SHORT EXERCISE
Within the records that follow, find every line containing the string "this". Copy those lines.

DATASET
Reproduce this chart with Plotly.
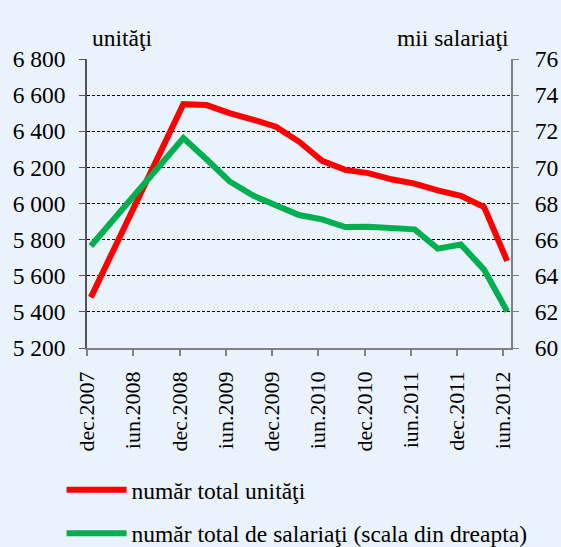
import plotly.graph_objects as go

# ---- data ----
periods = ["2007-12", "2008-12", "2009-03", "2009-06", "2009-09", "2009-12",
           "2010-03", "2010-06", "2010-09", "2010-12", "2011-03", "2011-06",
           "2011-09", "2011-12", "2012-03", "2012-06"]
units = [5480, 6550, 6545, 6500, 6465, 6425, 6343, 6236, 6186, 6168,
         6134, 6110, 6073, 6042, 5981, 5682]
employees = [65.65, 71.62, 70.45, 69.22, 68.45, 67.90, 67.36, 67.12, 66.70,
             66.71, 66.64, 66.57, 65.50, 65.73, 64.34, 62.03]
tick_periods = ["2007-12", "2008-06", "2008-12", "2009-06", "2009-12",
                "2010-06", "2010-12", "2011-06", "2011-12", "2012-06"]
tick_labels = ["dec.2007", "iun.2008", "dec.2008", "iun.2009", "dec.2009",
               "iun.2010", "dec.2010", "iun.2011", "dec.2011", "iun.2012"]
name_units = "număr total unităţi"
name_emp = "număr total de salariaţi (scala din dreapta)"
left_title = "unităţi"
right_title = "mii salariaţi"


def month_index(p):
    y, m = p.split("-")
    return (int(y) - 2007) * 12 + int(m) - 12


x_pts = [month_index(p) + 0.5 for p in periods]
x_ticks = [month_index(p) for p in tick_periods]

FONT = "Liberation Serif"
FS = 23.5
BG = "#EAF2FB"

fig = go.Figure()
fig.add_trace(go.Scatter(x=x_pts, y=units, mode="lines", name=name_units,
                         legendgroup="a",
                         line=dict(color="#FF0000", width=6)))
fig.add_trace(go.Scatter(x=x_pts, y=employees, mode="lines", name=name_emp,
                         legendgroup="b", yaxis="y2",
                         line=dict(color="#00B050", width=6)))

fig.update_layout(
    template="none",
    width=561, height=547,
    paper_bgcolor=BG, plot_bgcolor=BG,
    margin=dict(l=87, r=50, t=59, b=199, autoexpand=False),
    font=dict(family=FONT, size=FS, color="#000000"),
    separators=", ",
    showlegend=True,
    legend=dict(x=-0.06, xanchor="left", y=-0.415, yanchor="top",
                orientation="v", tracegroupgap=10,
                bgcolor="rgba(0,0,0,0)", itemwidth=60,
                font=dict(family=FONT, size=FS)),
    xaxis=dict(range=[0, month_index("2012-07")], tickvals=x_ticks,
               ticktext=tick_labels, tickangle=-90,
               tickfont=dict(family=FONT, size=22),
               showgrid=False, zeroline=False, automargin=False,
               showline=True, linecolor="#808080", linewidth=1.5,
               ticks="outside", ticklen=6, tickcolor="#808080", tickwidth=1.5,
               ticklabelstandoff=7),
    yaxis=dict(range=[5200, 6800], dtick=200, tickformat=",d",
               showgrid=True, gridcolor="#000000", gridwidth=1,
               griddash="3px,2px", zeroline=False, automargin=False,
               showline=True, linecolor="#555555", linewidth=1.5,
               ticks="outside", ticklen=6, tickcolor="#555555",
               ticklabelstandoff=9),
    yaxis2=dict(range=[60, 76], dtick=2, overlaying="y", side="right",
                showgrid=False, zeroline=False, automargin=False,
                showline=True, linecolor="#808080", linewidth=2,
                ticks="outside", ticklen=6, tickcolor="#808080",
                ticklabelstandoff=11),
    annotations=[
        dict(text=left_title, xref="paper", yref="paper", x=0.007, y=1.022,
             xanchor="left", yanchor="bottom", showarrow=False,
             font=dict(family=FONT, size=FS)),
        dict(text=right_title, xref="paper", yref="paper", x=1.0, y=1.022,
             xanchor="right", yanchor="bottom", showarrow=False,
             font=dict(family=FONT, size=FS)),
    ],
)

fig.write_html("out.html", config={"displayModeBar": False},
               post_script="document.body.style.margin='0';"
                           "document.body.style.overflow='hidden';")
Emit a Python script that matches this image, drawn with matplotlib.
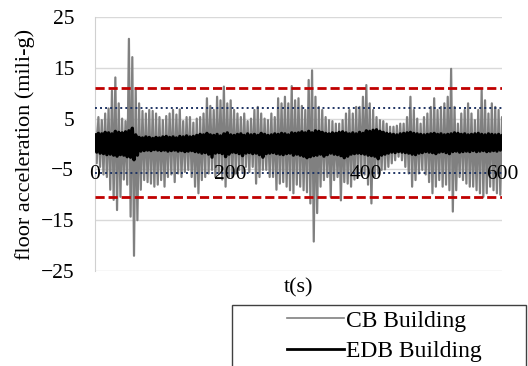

TASK SOLUTION
Reproduce this chart with Plotly.
Emit a Python script that matches this image, drawn with matplotlib.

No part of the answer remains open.